▸ REQUIREMENT: Leave out the pictures, then output the lines of the records below from the first through the one containing "ax=ax, label=g, zorder=3)".

Some records:
#####

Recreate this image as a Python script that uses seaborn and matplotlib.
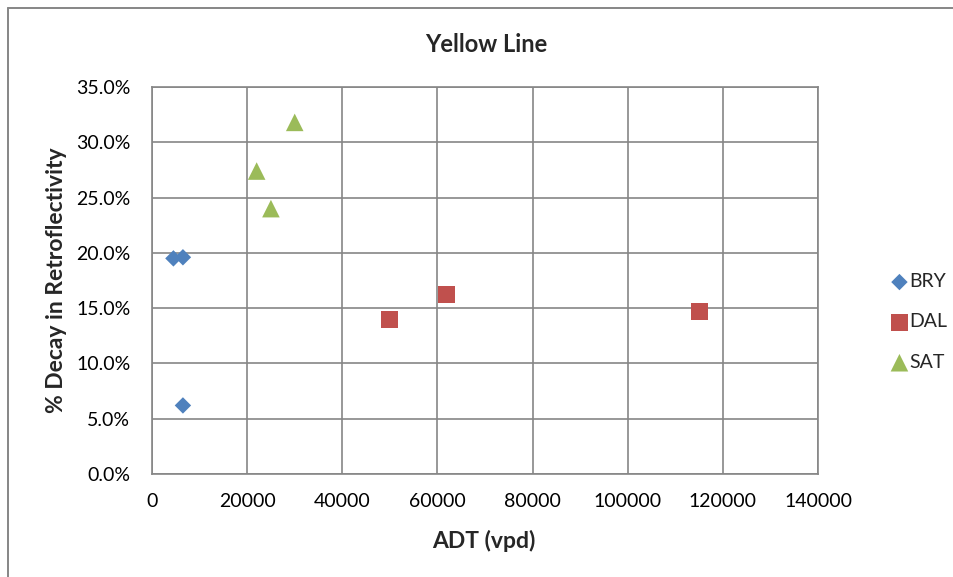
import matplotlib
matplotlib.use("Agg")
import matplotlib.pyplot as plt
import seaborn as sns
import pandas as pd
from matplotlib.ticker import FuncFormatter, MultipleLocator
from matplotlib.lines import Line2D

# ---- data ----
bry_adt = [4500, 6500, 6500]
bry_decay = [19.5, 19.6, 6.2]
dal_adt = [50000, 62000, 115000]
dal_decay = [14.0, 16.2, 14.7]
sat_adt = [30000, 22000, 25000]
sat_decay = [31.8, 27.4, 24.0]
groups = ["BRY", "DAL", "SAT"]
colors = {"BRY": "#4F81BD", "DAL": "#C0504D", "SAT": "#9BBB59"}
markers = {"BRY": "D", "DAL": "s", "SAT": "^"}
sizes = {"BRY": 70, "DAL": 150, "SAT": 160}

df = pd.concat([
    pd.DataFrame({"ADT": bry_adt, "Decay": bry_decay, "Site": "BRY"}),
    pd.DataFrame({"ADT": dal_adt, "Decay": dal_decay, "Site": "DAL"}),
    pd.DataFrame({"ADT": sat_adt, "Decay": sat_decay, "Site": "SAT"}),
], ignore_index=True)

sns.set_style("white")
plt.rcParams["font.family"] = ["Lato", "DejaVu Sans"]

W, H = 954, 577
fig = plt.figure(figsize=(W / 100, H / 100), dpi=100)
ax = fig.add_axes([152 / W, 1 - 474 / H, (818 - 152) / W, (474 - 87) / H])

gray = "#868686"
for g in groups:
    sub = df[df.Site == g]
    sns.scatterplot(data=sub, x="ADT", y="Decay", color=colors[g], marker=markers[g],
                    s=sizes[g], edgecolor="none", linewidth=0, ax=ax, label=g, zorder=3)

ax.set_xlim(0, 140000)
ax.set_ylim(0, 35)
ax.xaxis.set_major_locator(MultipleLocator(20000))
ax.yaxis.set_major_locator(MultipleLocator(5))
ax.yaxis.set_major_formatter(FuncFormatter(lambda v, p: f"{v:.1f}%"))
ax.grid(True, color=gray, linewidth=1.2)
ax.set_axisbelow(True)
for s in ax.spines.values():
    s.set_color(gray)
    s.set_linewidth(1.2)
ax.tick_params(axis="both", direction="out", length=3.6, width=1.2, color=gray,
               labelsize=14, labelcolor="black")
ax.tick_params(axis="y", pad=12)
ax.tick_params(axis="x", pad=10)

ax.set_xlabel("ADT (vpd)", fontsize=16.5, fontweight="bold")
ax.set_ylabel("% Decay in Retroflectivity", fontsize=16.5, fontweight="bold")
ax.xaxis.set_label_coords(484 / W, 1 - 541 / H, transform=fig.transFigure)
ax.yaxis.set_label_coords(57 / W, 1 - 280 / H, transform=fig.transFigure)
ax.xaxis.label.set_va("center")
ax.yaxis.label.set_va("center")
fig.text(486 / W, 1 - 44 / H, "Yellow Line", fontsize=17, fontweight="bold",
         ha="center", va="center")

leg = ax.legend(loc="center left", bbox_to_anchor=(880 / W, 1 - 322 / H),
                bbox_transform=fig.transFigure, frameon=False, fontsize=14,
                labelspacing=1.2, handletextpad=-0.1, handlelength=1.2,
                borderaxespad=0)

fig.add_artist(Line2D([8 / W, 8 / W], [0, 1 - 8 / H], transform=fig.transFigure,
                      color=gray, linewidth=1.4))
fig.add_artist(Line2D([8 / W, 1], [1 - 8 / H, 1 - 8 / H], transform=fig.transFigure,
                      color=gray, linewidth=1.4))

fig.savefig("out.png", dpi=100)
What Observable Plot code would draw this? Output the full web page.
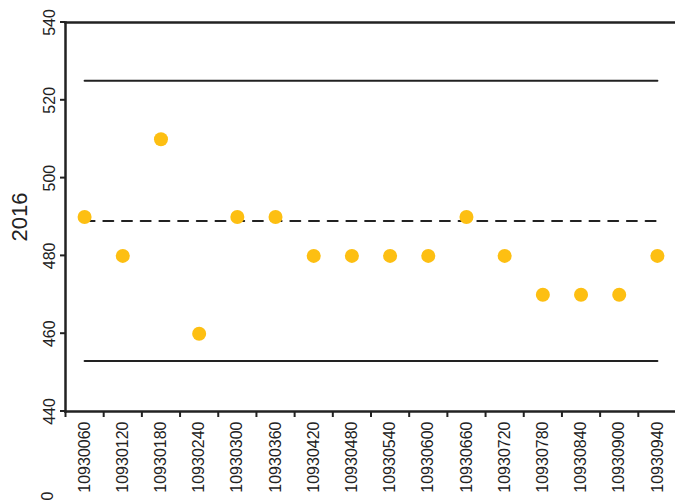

#####

▸ EXERCISE RESULT:
Recreate this image as a Python script that uses seaborn and matplotlib.
import matplotlib
matplotlib.use("Agg")
import matplotlib.pyplot as plt
import seaborn as sns
import pandas as pd
from matplotlib.ticker import FuncFormatter, MultipleLocator
from matplotlib.lines import Line2D

# ---- data ----
bry_adt = [4500, 6500, 6500]
bry_decay = [19.5, 19.6, 6.2]
dal_adt = [50000, 62000, 115000]
dal_decay = [14.0, 16.2, 14.7]
sat_adt = [30000, 22000, 25000]
sat_decay = [31.8, 27.4, 24.0]
groups = ["BRY", "DAL", "SAT"]
colors = {"BRY": "#4F81BD", "DAL": "#C0504D", "SAT": "#9BBB59"}
markers = {"BRY": "D", "DAL": "s", "SAT": "^"}
sizes = {"BRY": 70, "DAL": 150, "SAT": 160}

df = pd.concat([
    pd.DataFrame({"ADT": bry_adt, "Decay": bry_decay, "Site": "BRY"}),
    pd.DataFrame({"ADT": dal_adt, "Decay": dal_decay, "Site": "DAL"}),
    pd.DataFrame({"ADT": sat_adt, "Decay": sat_decay, "Site": "SAT"}),
], ignore_index=True)

sns.set_style("white")
plt.rcParams["font.family"] = ["Lato", "DejaVu Sans"]

W, H = 954, 577
fig = plt.figure(figsize=(W / 100, H / 100), dpi=100)
ax = fig.add_axes([152 / W, 1 - 474 / H, (818 - 152) / W, (474 - 87) / H])

gray = "#868686"
for g in groups:
    sub = df[df.Site == g]
    sns.scatterplot(data=sub, x="ADT", y="Decay", color=colors[g], marker=markers[g],
                    s=sizes[g], edgecolor="none", linewidth=0, ax=ax, label=g, zorder=3)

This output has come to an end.